Residence vs Citizenship
In Europe at least it has been relatively common for people to live permanently in a country other than one of which they are a citizen. Many countries put up barriers to become a citizen to ensure that only those who care become naturalised citizens and vote on important matters. Other countries hand out citizenship in cereal boxes, like Sweden, but regardless – just because someone lives in a country and pays taxes there, does not mean they are a citizen of that country. If you ask for a “country”, please be explicit if you mean residency or nationality. Also, people do have multiple citizenships sometimes. Does this matter to you? Do you need this information? Really? There are a lot of data privacy concerns here, also please consider purpose and retention of this data.
As KYC becomes a bigger deal, and countries invent new barriers to live and work in other countries, you as – let’s say- the vendor or implementer of systems involved in recruitment will have to pay attention to how things really work to ensure you correctly gate keep your users so that you only refer people that can legally work in the jurisdiction you are serving. This seems onerous, so you will immediately partner with an identity and verification firm that deals with that for you. Great – as long as that supplier is up-to-date.
As an example – if Her Majesty (RIP) bestowed a Settled Status upon you as an EU citizen and UK resident, you will not be eligible for a biometric residency card from the Home Office.

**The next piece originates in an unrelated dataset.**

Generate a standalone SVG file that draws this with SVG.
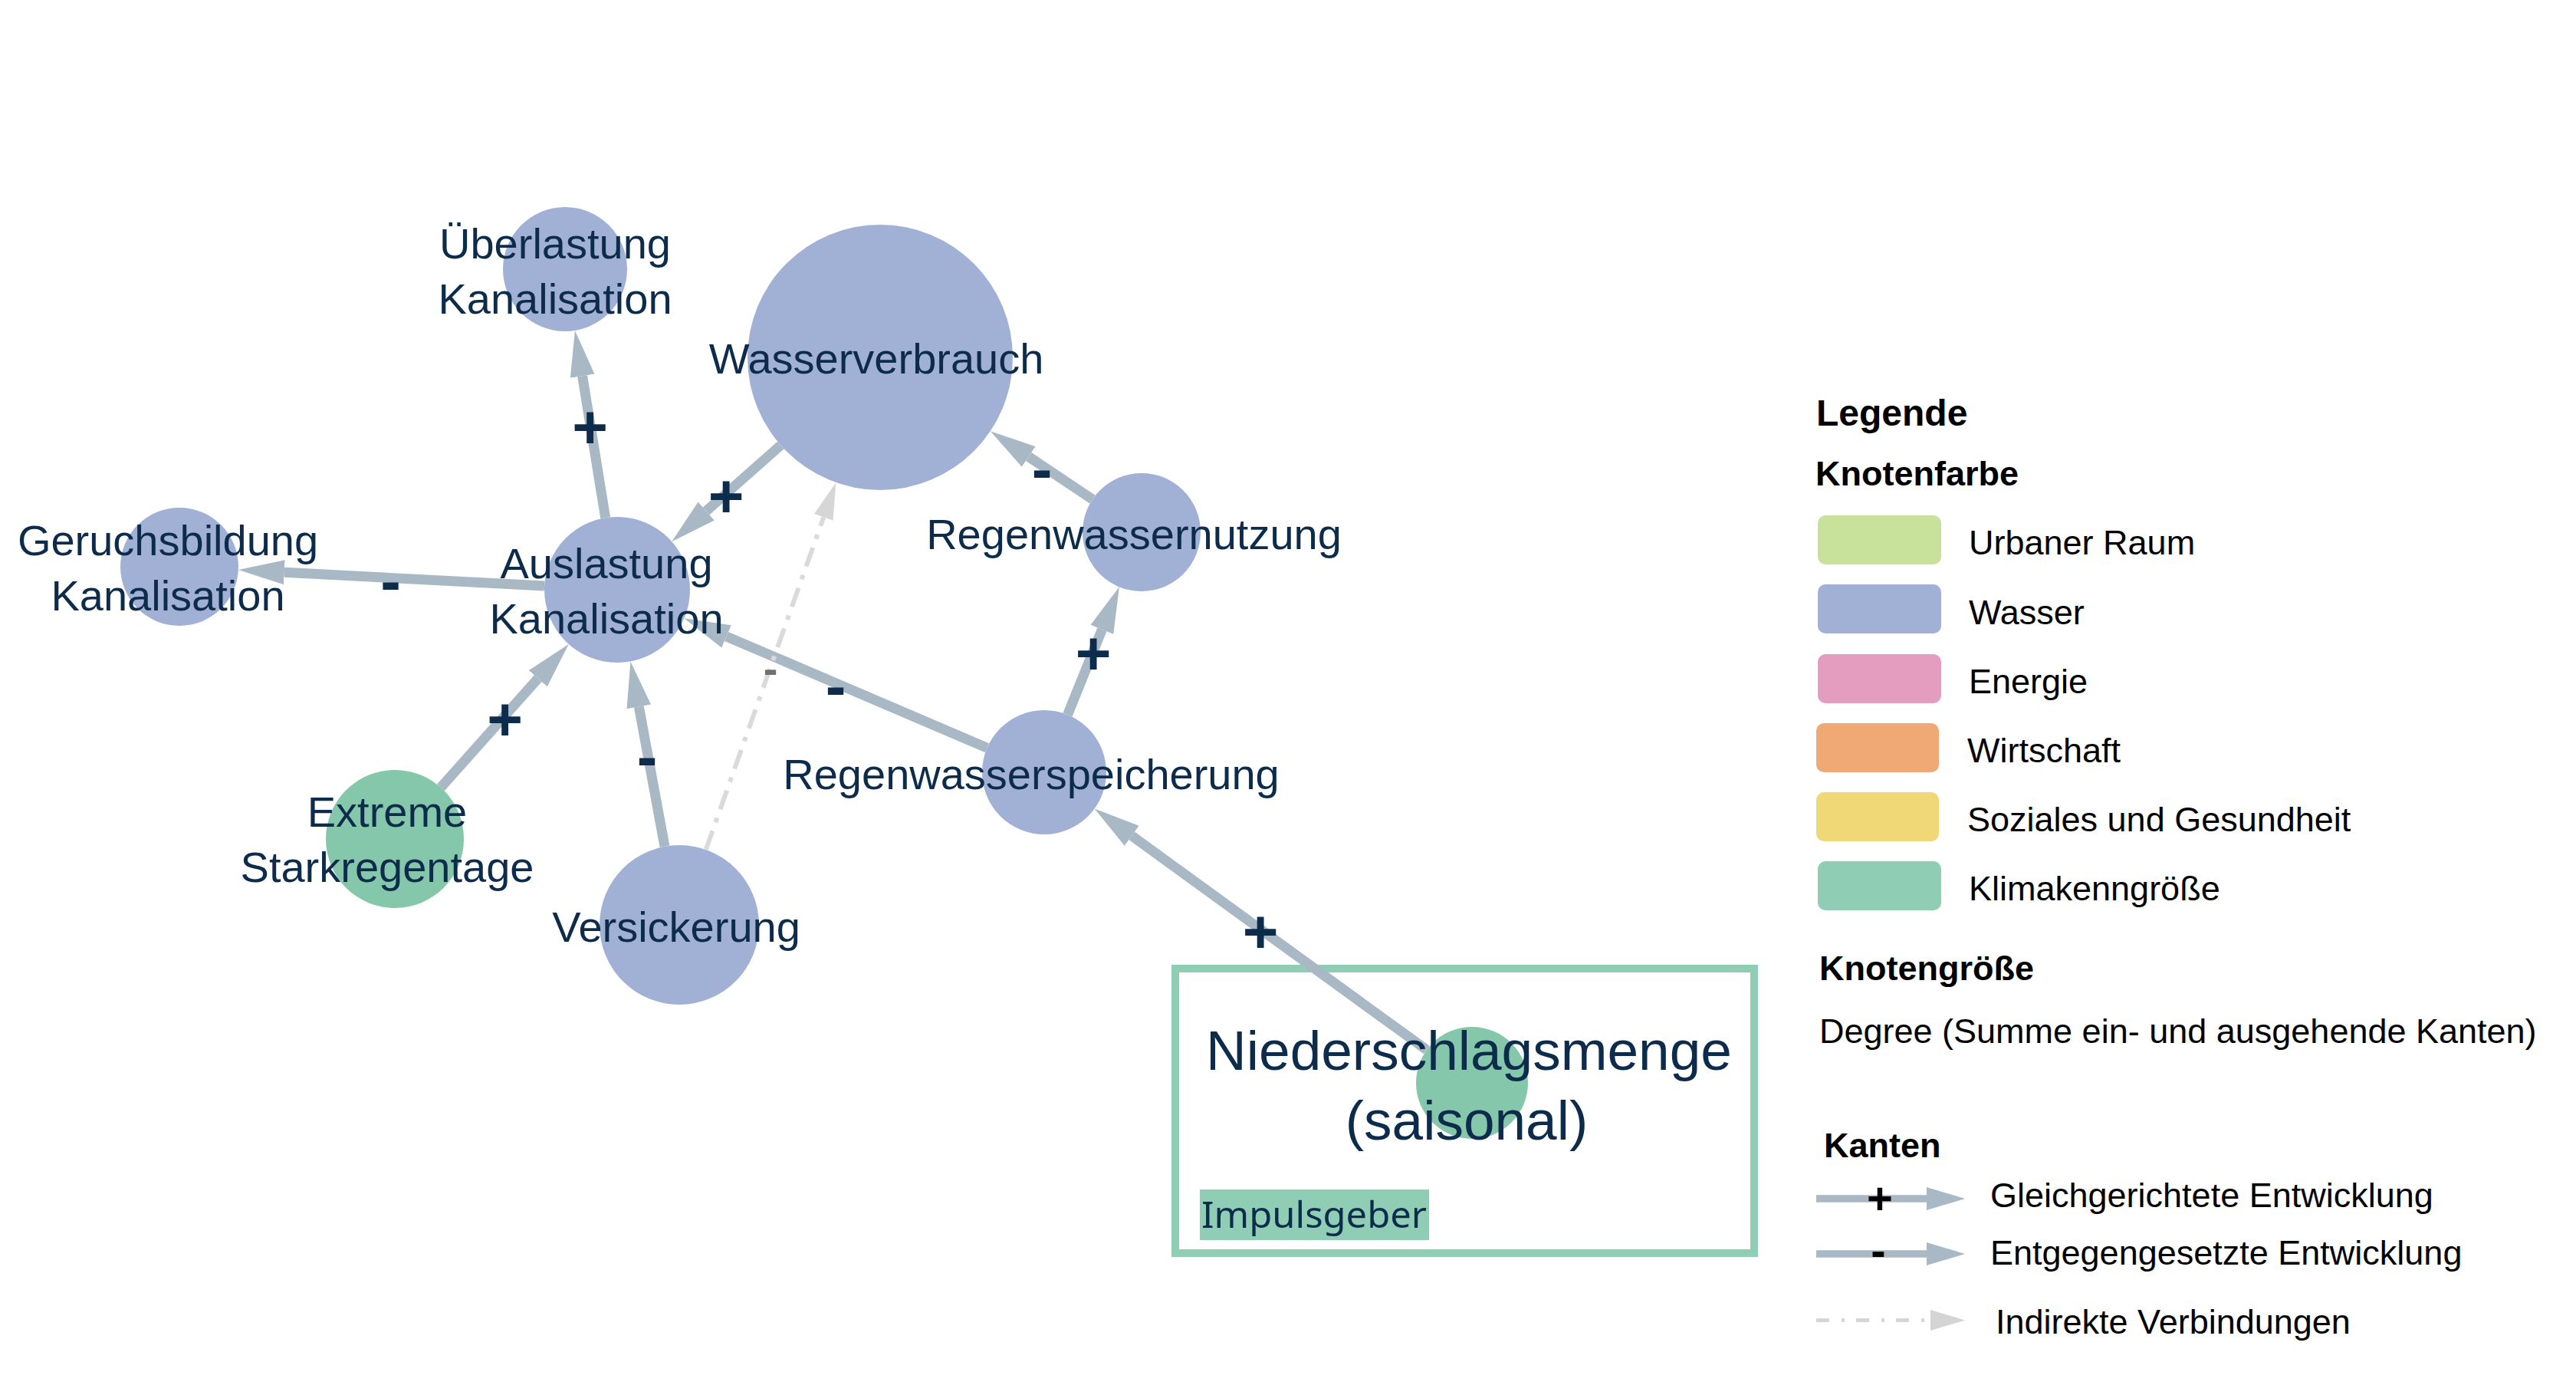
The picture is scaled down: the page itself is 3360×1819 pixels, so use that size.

This is still a surprise to many embassies and IT systems the world over. And no, you can’t blag one from the Home Office. The IT system or embassy will need to deal with share codes from the Settlement Scheme that prove right to live and work in Blighty. Again, pay attention.
Payments
Unfortunately the very real threat of terror attacks and the less gruesome but more prevalent risk of fraud have meant that what used to be a stupid simple experience – buying things online – has become more complex.
Here you are usually bound by what measures your financial rails or your regulator put in place to reduce risk, but at least consider if you need to require the card to be registered to the shipping address, or if you as a UK company really require bank account and sort code to enter payment details as these are not printed on foreign debit cards. You will need it for direct debit of course, but always? Think about it, is all I ask.
I tried to buy car insurance when I was new in the UK, and I had to go to a brick and mortar insurer so that I could pay with my Swedish visa debit, as all online businesses required UK debit cards. it is hard to get a bank account as a n00b in any country, and that degree of difficulty helps other businesses. If you can show a bank statement mailed to your address, that’s prime identity document stuff in the UK.
Why all of this friction? Why?
Surely, someone has solved all of this. Yes, but I have never been a resident of Estonia, so I cannot tell you how utopia works.
I can warn you of what has happened in Sweden. Everyone – well, not everyone, but most people – has an electronic certificate called Bank ID. You can use it to pay, to do your taxes, to loan money, to buy a house, to start a business. Anything. In the high trust society of old you could just punch in your surrogate key, the personnummer, and you would without any further verification be subscribed to a newspaper. Both the newspaper and the invoice would arrive at your registered address. Yes the state would tell the newspaper where you live.
With BankID, you will now get a follow-up question and need to verify in an app. So people are creating shell companies, taking up loans, buying property and transferring funds on behalf of other people and using social engineering to make sure the app gets clicked.
There are calls for slowing down bureaucracy, making people show up in person to do some of this stuff due to the proliferation of fake identities issued through misuse of proper channels, hijacked cryptographic identities and malevolent automation. Some old fashioned bureaucracy can help reduce fraud by stalling, basically. Consider abuse as you design systems.